In a good secret place, no winds of adversity blow; no telephones ring; no clocks tick; no noise distracts; no people unexpectedly intrude.
It might be a particular spot in a hayloft, or under a bridge, or in a secluded bend of a river, or a small clearing in the trees, or a remote hilltop, but rural people know where they are.
Fishermen often have one secret spot. That is the place they go when fishing is an escape from the civilized world. They usually go alone. They won't tell you where it is.
Hunters have a similar thing. They will tell you stories from places where they sat for hours and watch as nature plays out a variety of dramas for them. It might be the place where the largest deer they have ever seen comes to visit. They just watch. They don't even think of lifting the gun. Sometimes it is not loaded anyway. They often don't admit that.
Their stories will contain a different reason why he "got away." They might tell you about the deer, but they won't tell you where he is, or how to get to that special place.
I know of spots on the creek totally surrounded by hills.
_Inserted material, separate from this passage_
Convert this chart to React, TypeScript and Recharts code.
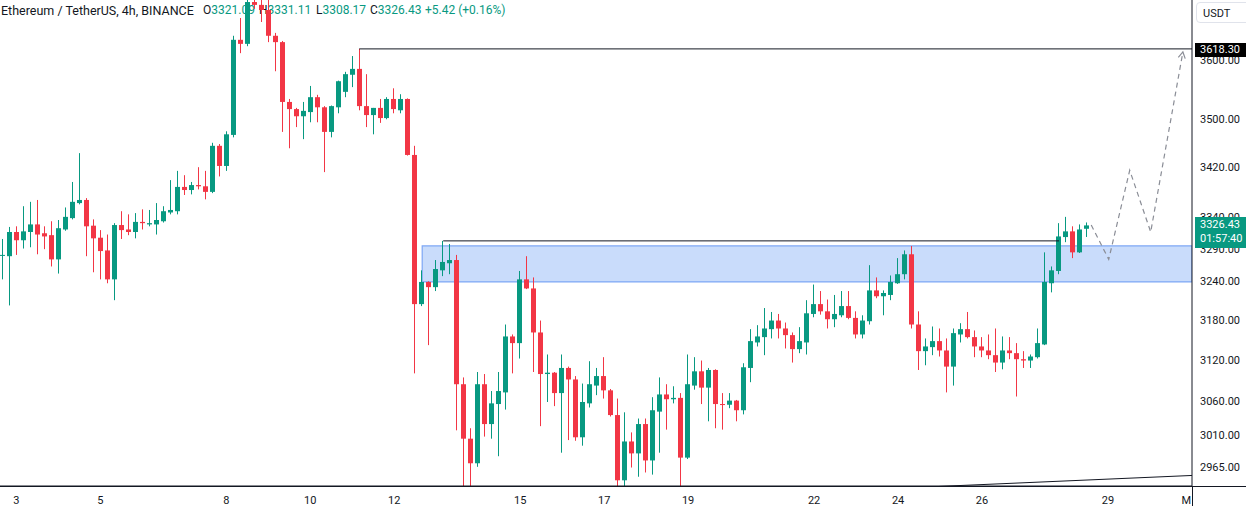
import { ComposedChart, Bar, Line, XAxis, YAxis, ReferenceArea, ReferenceLine } from 'recharts';

const GREEN = '#089981';
const RED = '#f23645';
const FONT = 'Roboto, "Noto Sans", sans-serif';

// ETH/USDT 4h candles: [open, high, low, close]
const candles: number[][] = [
  [3279, 3305, 3242, 3280], [3278, 3324, 3202, 3316], [3316, 3325, 3280, 3303], [3303, 3357, 3290, 3317],
  [3316, 3364, 3292, 3328], [3328, 3367, 3281, 3312], [3314, 3325, 3289, 3309], [3311, 3333, 3262, 3273],
  [3273, 3335, 3251, 3322], [3320, 3355, 3318, 3340], [3338, 3396, 3336, 3364], [3362, 3443, 3360, 3367],
  [3367, 3370, 3278, 3325], [3326, 3336, 3253, 3306], [3307, 3319, 3242, 3286], [3287, 3312, 3236, 3242],
  [3242, 3330, 3210, 3327], [3327, 3349, 3305, 3319], [3320, 3344, 3311, 3316], [3316, 3346, 3306, 3332],
  [3332, 3352, 3320, 3330], [3328, 3351, 3325, 3330], [3328, 3362, 3312, 3335], [3333, 3357, 3331, 3349],
  [3347, 3399, 3344, 3351], [3349, 3414, 3344, 3388], [3388, 3407, 3375, 3383], [3383, 3396, 3376, 3391],
  [3391, 3420, 3384, 3389], [3389, 3414, 3368, 3380], [3380, 3460, 3378, 3455], [3455, 3458, 3405, 3422],
  [3422, 3479, 3414, 3474], [3473, 3641, 3469, 3634], [3634, 3672, 3611, 3627], [3627, 3709, 3623, 3700],
  [3700, 3707, 3688, 3695], [3695, 3704, 3665, 3686], [3686, 3704, 3630, 3641], [3641, 3646, 3580, 3630],
  [3630, 3632, 3478, 3528], [3528, 3533, 3451, 3516], [3516, 3518, 3486, 3504], [3504, 3528, 3466, 3513],
  [3511, 3555, 3494, 3536], [3536, 3540, 3494, 3519], [3519, 3521, 3412, 3478], [3478, 3522, 3469, 3521],
  [3519, 3564, 3509, 3563], [3545, 3579, 3536, 3575], [3574, 3606, 3553, 3584], [3584, 3618.3, 3514, 3521],
  [3521, 3575, 3486, 3506], [3506, 3518, 3474, 3518], [3518, 3533, 3493, 3501], [3501, 3536, 3499, 3533],
  [3533, 3551, 3509, 3516], [3514, 3541, 3509, 3533], [3533, 3534, 3439, 3440], [3440, 3455, 3100, 3204],
  [3204, 3256, 3201, 3238], [3238, 3239, 3142, 3230], [3230, 3272, 3224, 3258], [3256, 3302, 3247, 3269],
  [3267, 3297, 3250, 3272], [3272, 3280, 3017, 3084], [3084, 3094, 2925, 3005], [3005, 3020, 2936, 2970],
  [2970, 3102, 2965, 3084], [3084, 3099, 3008, 3026], [3026, 3074, 3005, 3056], [3055, 3102, 2980, 3074],
  [3072, 3173, 3047, 3155], [3155, 3158, 3100, 3145], [3145, 3255, 3122, 3242], [3242, 3278, 3227, 3228],
  [3228, 3245, 3102, 3161], [3161, 3179, 3023, 3099], [3099, 3128, 3058, 3101], [3101, 3102, 3052, 3071],
  [3071, 3128, 2985, 3108], [3108, 3110, 3003, 3091], [3091, 3096, 3002, 3007], [3007, 3085, 2995, 3058],
  [3056, 3118, 3050, 3084], [3082, 3108, 3068, 3096], [3096, 3124, 3063, 3075], [3075, 3077, 3037, 3039],
  [3039, 3063, 2937, 2946], [2946, 3043, 2937, 3001], [3001, 3014, 2964, 2984], [2984, 3034, 2951, 3026],
  [3026, 3034, 2957, 2974], [2974, 3065, 2954, 3046], [3044, 3094, 2985, 3069], [3069, 3084, 3018, 3062],
  [3062, 3081, 3056, 3064], [3064, 3071, 2936, 2978], [2978, 3128, 2976, 3084], [3082, 3124, 3076, 3103],
  [3103, 3119, 3055, 3079], [3079, 3108, 3030, 3105], [3105, 3106, 3020, 3055], [3055, 3071, 3018, 3054],
  [3054, 3071, 3049, 3060], [3060, 3061, 3030, 3046], [3046, 3115, 3040, 3109], [3108, 3166, 3087, 3148],
  [3146, 3172, 3140, 3155], [3154, 3198, 3127, 3167], [3166, 3192, 3152, 3179], [3179, 3189, 3152, 3167],
  [3167, 3176, 3137, 3157], [3157, 3161, 3116, 3136], [3136, 3169, 3130, 3148], [3146, 3210, 3128, 3190],
  [3189, 3234, 3184, 3204], [3204, 3224, 3188, 3193], [3193, 3211, 3167, 3181], [3181, 3218, 3169, 3189],
  [3187, 3224, 3184, 3201], [3201, 3224, 3181, 3183], [3183, 3193, 3152, 3158], [3158, 3187, 3152, 3179],
  [3178, 3264, 3173, 3225], [3225, 3245, 3213, 3216], [3216, 3225, 3187, 3221], [3218, 3248, 3210, 3238],
  [3236, 3275, 3235, 3250], [3250, 3287, 3242, 3281], [3281, 3294, 3167, 3173], [3173, 3193, 3105, 3133],
  [3133, 3152, 3112, 3140], [3139, 3170, 3127, 3148], [3148, 3167, 3125, 3134], [3134, 3152, 3072, 3110],
  [3110, 3167, 3082, 3160], [3158, 3175, 3146, 3166], [3166, 3192, 3152, 3154], [3154, 3164, 3124, 3140],
  [3140, 3154, 3124, 3134], [3134, 3158, 3121, 3127], [3127, 3167, 3102, 3116], [3116, 3155, 3106, 3134],
  [3134, 3154, 3121, 3130], [3130, 3145, 3066, 3121], [3121, 3133, 3108, 3119], [3119, 3128, 3108, 3125],
  [3124, 3167, 3122, 3145], [3143, 3284, 3142, 3238], [3236, 3262, 3222, 3256], [3255, 3330, 3250, 3309],
  [3308, 3340, 3300, 3317], [3317, 3325, 3275, 3284], [3284, 3328, 3283, 3320], [3321.09, 3331.11, 3308.17, 3326.43],
];

// day labels on the time axis (candle index of 00:00 of that day)
const dayTicks = [2, 14, 32, 44, 56, 74, 86, 98, 116, 128, 140, 158, 170];
const dayLabels = ['3', '5', '8', '10', '12', '15', '17', '19', '22', '24', '26', '29', 'M'];
const priceTicks = [2965, 3010, 3060, 3120, 3180, 3240, 3290, 3340, 3420, 3500, 3600];

// drawn projection path
const projIdx = [155.6, 158.1, 161.1, 164.1, 168.7];
const projPrice = [3327, 3273, 3415, 3316, 3613];

const zoneTop = 3294;
const zoneBottom = 3238;
const zoneStart = 60;
const highLevel = 3618.3;
const highStart = 51;
const breakLevel = 3302;
const breakStart = 63;
const breakEnd = 151;
const trendIdx = [133.9, 170];
const trendPrice = [2937.4, 2952.8];

const lastClose = 3326.43;
const countdown = '01:57:40';

const legendTitle = 'Ethereum / TetherUS, 4h, BINANCE';
const legendKeys = ['O', 'H', 'L', 'C', ''];
const legendValues = ['3321.09', '3331.11', '3308.17', '3326.43', '+5.42 (+0.16%)'];
const legendLeft = [203, 259, 316, 370, 425];

const xMin = -0.33;
const xMax = 170;
const yMin = 2938;
const yMax = 3703.6;

const data: any[] = candles.map(([o, h, l, c], i) => ({ i, o, h, l, c, range: [l, h] }));
projIdx.forEach((i, k) => data.push({ i, proj: projPrice[k] }));

function Candle(props: any) {
  const { x, y, width, height, payload } = props;
  if (!payload || payload.o == null) return null;
  const { o, h, l, c } = payload;
  const top = height >= 0 ? y : y + height;
  const hh = Math.abs(height);
  const span = Math.log(h) - Math.log(l);
  const py = (v: number) => (span > 0 ? top + ((Math.log(h) - Math.log(v)) / span) * hh : top);
  const color = c >= o ? GREEN : RED;
  const cx = Math.floor(x + width / 2);
  const b1 = Math.min(py(o), py(c));
  const b2 = Math.max(py(o), py(c));
  return (
    <g>
      <rect x={cx} y={top} width={1} height={Math.max(hh, 1)} fill={color} />
      <rect x={cx - 2} y={b1} width={5} height={Math.max(b2 - b1, 1)} fill={color} />
    </g>
  );
}

function PriceTick(props: any) {
  const { x, y, payload } = props;
  return (
    <text x={x} y={y} dy={4} fontSize={11} fill="#131722" fontFamily={FONT} textAnchor="start">
      {Number(payload.value).toFixed(2)}
    </text>
  );
}

function DayTick(props: any) {
  const { x, y, payload } = props;
  const k = dayTicks.indexOf(payload.value);
  const last = k === dayTicks.length - 1;
  return (
    <text x={last ? x - 1 : x} y={y + 16} fontSize={11} fill="#131722" fontFamily={FONT} textAnchor={last ? 'end' : 'middle'}>
      {dayLabels[k]}
    </text>
  );
}

function ArrowDot(props: any) {
  const { cx, cy, index } = props;
  if (index !== data.length - 1 || cx == null) return null;
  return <path d={`M${cx - 4.6},${cy + 5.3} L${cx},${cy} L${cx + 2.3},${cy + 6.6}`} stroke="#8a8d96" strokeWidth={1.2} fill="none" />;
}

export default function App() {
  return (
    <div style={{ position: 'absolute', left: 0, top: 0, width: 1246, height: 506, background: '#fff', overflow: 'hidden', fontFamily: FONT }}>
      <div style={{ position: 'absolute', left: 1, top: 3, fontSize: 12.5, color: '#131722', whiteSpace: 'nowrap' }}>{legendTitle}</div>
      {legendValues.map((v, k) => (
        <div key={k} style={{ position: 'absolute', left: legendLeft[k], top: 3, fontSize: 12, color: '#131722', whiteSpace: 'nowrap' }}>
          {legendKeys[k]}
          <span style={{ color: GREEN }}>{v}</span>
        </div>
      ))}
      <div style={{ position: 'absolute', left: 0, top: 0 }}>
        <ComposedChart width={1246} height={506} data={data} margin={{ top: 0, right: 0, bottom: 0, left: 0 }}>
          <XAxis
            dataKey="i"
            type="number"
            domain={[xMin, xMax]}
            allowDataOverflow
            ticks={dayTicks}
            tick={<DayTick />}
            tickLine={false}
            tickSize={0}
            height={20}
            axisLine={{ stroke: '#131722' }}
            interval={0}
          />
          <YAxis
            orientation="right"
            scale="log"
            domain={[yMin, yMax]}
            allowDataOverflow
            ticks={priceTicks}
            tick={<PriceTick />}
            tickLine={false}
            tickSize={0}
            tickMargin={8}
            width={54}
            axisLine={{ stroke: '#131722' }}
            interval={0}
          />
          <ReferenceArea x1={zoneStart} x2={xMax} y1={zoneBottom} y2={zoneTop} fill="#c9dcfb" fillOpacity={1} stroke="#7ea7f5" strokeWidth={1.2} ifOverflow="hidden" />
          <ReferenceLine segment={[{ x: highStart, y: highLevel }, { x: xMax, y: highLevel }]} stroke="#131722" strokeWidth={1} ifOverflow="hidden" />
          <ReferenceLine segment={[{ x: breakStart, y: breakLevel }, { x: breakEnd, y: breakLevel }]} stroke="#131722" strokeWidth={1} ifOverflow="hidden" />
          <ReferenceLine segment={[{ x: trendIdx[0], y: trendPrice[0] }, { x: trendIdx[1], y: trendPrice[1] }]} stroke="#131722" strokeWidth={1} ifOverflow="hidden" />
          <Bar dataKey="range" barSize={5} shape={<Candle />} isAnimationActive={false} />
          <Line
            dataKey="proj"
            type="linear"
            stroke="#8a8d96"
            strokeWidth={1.2}
            strokeDasharray="5 4"
            dot={<ArrowDot />}
            activeDot={false}
            connectNulls
            isAnimationActive={false}
          />
        </ComposedChart>
      </div>
      <div style={{ position: 'absolute', left: 0, top: 486, width: 1246, height: 1, background: '#131722' }} />
      <div style={{ position: 'absolute', left: 1192, top: 486, width: 1, height: 20, background: '#131722' }} />
      <div style={{ position: 'absolute', left: 1196, top: 2, width: 56, height: 21, border: '1px solid #e0e3eb', borderRadius: 4, fontSize: 11, color: '#131722', lineHeight: '21px', paddingLeft: 6, boxSizing: 'border-box' }}>
        USDT
      </div>
      <div style={{ position: 'absolute', left: 1195, top: 43, width: 51, height: 14, background: '#000', color: '#fff', fontSize: 11, lineHeight: '14px', paddingLeft: 5, boxSizing: 'border-box' }}>
        {highLevel.toFixed(2)}
      </div>
      <div style={{ position: 'absolute', left: 1195, top: 217, width: 51, height: 31, background: GREEN, color: '#fff', fontSize: 11, lineHeight: '14px', paddingLeft: 5, paddingTop: 1, boxSizing: 'border-box' }}>
        <div>{lastClose.toFixed(2)}</div>
        <div>{countdown}</div>
      </div>
    </div>
  );
}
The prairie winds never blow there, even when a winter blizzard is raging on the hills above. It is like walking into an invisible room.
It is a natural shelter and better than a barn. It requires no upkeep and no increased property taxes. Cows ready to drop a calf often go there.
It is a place of safety. It gives a feeling like sitting snugly in front of a wood burning stove or fireplace in our homes during a winter storm.
There are other such places for other times of the year. There are places deep in the woods where the heat of summer and the blast of a hot south wind never reach, and the earth feels cool and moist.
What rural folks do in such places is not much different than what some call a "wilderness experience" or "communing with nature."
Some people got the idea from John Muir (possibly America's most famous naturalist) that vast areas of true "wilderness" are needed for such experiences. That's not true.
John himself might have agreed that the primary point is to protect our secret places, not just a vast emptiness around them. Muir found hundreds of secret places and told the whole world about them.
Rural folks value special places just as much as the most ardent member of the Sierra Club. We just don't tell where they are. That's the difference. We can keep a secret.